With the offseason in full swing as OTAs wrap up and teams begin to organize their depth charts and rosters, the talk begins of who is the best team and who has the best roster. Most teams try and make the case for themselves saying that their depth is better than another team or that they have higher caliber starters. However, I'm here to make the definitive case for the Baltimore Ravens.
We've covered earlier that Pro Football Focus ranks the Ravens as the third best team in the league. With discussion that players like Marshall Yanda, Terrell Suggs and Brandon Williams are all Pro Bowl caliber players on a team stacked with talent at every position. Yet, the bigger question marks around the team still surround the secondary, with good reason.
The Ravens were one of the most injured teams in the NFL in 2014. Unlike most other teams where injuries were spread around to various positions and to different portions of the depth chart, the Ravens seemed to have a gypsy curse on their secondary. With 18 total players on injured reserve, the Ravens ranked as the third highest injured team in the NFL But with 6 players from the secondary alone, it meant that the Ravens were unable to have even their third string on the field for most games.
Even with a severely damaged secondary, the Ravens were just a few plays away from being in the AFC Championship game.
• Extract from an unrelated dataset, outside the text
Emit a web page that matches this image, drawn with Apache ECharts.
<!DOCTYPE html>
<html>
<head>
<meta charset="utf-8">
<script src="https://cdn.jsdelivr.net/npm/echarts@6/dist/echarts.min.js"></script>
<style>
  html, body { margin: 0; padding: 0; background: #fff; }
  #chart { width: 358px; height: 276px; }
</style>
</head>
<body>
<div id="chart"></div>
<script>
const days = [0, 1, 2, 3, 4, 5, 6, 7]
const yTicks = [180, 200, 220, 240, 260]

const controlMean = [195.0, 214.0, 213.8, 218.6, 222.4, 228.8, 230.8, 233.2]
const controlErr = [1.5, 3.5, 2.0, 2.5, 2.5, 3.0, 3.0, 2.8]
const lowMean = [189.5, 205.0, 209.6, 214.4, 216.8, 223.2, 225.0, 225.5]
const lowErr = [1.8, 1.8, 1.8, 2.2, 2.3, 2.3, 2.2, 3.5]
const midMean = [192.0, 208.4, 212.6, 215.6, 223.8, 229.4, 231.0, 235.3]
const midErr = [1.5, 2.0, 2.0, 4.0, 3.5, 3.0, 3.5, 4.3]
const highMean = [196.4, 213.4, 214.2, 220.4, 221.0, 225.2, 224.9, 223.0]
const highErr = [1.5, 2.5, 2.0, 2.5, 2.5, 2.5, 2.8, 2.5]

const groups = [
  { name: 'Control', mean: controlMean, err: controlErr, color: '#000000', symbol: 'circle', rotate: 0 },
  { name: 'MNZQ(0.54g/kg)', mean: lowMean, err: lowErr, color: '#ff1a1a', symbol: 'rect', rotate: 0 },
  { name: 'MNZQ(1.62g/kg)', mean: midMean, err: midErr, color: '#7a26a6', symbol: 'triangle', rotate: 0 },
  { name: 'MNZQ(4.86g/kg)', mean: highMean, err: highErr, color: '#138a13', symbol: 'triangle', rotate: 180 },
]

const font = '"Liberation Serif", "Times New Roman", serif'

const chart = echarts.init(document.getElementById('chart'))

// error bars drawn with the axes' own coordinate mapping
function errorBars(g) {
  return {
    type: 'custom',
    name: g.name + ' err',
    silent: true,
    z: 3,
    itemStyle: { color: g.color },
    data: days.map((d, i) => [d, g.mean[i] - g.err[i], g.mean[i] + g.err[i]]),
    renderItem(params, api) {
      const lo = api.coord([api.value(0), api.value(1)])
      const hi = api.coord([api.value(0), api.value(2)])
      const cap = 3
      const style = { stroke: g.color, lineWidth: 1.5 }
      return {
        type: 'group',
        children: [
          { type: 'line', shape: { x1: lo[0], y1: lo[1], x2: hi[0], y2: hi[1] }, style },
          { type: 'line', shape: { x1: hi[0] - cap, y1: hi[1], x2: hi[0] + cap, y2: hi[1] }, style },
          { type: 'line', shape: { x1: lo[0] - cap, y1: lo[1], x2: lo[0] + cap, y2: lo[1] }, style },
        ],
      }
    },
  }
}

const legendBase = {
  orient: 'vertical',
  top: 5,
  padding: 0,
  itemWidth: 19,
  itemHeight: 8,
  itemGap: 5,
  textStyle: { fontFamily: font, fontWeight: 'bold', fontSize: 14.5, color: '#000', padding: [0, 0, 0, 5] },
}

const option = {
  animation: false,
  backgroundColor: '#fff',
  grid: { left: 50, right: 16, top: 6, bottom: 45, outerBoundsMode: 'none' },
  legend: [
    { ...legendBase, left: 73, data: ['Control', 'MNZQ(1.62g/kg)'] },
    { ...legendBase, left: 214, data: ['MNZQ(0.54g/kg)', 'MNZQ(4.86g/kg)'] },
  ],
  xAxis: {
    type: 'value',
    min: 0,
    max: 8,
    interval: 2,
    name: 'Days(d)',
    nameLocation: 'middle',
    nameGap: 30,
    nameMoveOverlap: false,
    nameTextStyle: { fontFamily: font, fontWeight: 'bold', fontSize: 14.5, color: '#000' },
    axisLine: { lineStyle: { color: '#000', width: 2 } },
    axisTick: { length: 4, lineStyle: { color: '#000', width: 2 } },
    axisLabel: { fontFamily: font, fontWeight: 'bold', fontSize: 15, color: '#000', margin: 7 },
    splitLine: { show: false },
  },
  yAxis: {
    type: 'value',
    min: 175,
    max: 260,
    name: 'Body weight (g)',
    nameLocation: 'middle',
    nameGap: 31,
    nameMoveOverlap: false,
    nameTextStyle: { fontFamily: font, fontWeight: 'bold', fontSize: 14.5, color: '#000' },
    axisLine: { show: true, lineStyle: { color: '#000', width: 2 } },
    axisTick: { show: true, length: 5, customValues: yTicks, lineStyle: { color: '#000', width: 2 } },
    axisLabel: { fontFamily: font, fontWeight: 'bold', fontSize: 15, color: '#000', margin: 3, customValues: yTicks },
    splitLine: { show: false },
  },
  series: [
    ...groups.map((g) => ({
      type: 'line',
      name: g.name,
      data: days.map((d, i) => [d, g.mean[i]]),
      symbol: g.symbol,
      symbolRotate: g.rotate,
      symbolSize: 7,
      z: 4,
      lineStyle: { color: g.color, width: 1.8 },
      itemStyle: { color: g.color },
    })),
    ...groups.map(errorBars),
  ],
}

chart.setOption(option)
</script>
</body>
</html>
While no one can really say how the Ravens would have done in that game against the Indianapolis Colts, the way that the New England Patriots dispatched them should mean that the Ravens would have won as well. A large portion of the Ravens' success throughout the year and including the playoffs can be attributed to an offense that was efficient and capable of putting up points against even the best of teams.
So as the Ravens get to a fresh start this season, it should mean that a defense that held the Ravens back last season will be returning at full health. Getting back a player like cornerback Jimmy Smith is no small feat either, as Smith was on track to a Pro Bowl year before his foot injury pushed him to injured reserve. Let's also not forget about often-injured cornerback Lardarius Webb, who was still battling some of the rust from his previous knee injury before finally hitting 100% at the end of the season. When you add all of that together, you get a secondary that should return back to it's 2013 pass defense ranking of 12th in the league; a jump up from 23rd in 2014.
With the secondary now at full strength, the Ravens have been able to focus on it's offensive weaknesses. By adding in their top two draft picks for 2015 on presumed offensive starters in wide receiver Breshad Perriman and tight end Maxx Williams, the Ravens have added more weapons for quarterback Joe Flacco. When combined with a wide receiver group that has steadily improved and has looked absolutely brilliant early this offseason, it should give fans a huge boost of confidence and be major pluses for the roster debate.
Most analysts use quarterback Joe Flacco as an overall negative on the Ravens' roster rankings. However, with his best season as a pro in 2014, a more stable set of weapons, and an offseason that is seeing him pick up exactly where he left off in 2014; Joe Flacco is looking to be a major plus for this Ravens' roster. Analysts have also mentioned the loss of Haloti Ngata as another issue that the Ravens will have to get over, yet the Ravens have proven players in Brandon Williams and Timmy Jernigan ready to take over some of the slack from the departure of Haloti Ngata, with both players looking like they will be the next Ravens' star players.
Add these pluses into a roster that has had little turnover from 2014 yet achieved so much, and you should have a greatly improved overall roster in 2015. With no major weaknesses at any position and many positive things going for the Ravens, they should represent the best roster in the NFL bar-none. It will be interesting to see exactly how the Ravens will prove it each week as they fight other teams for a spot in the playoffs and eventually the Super Bowl.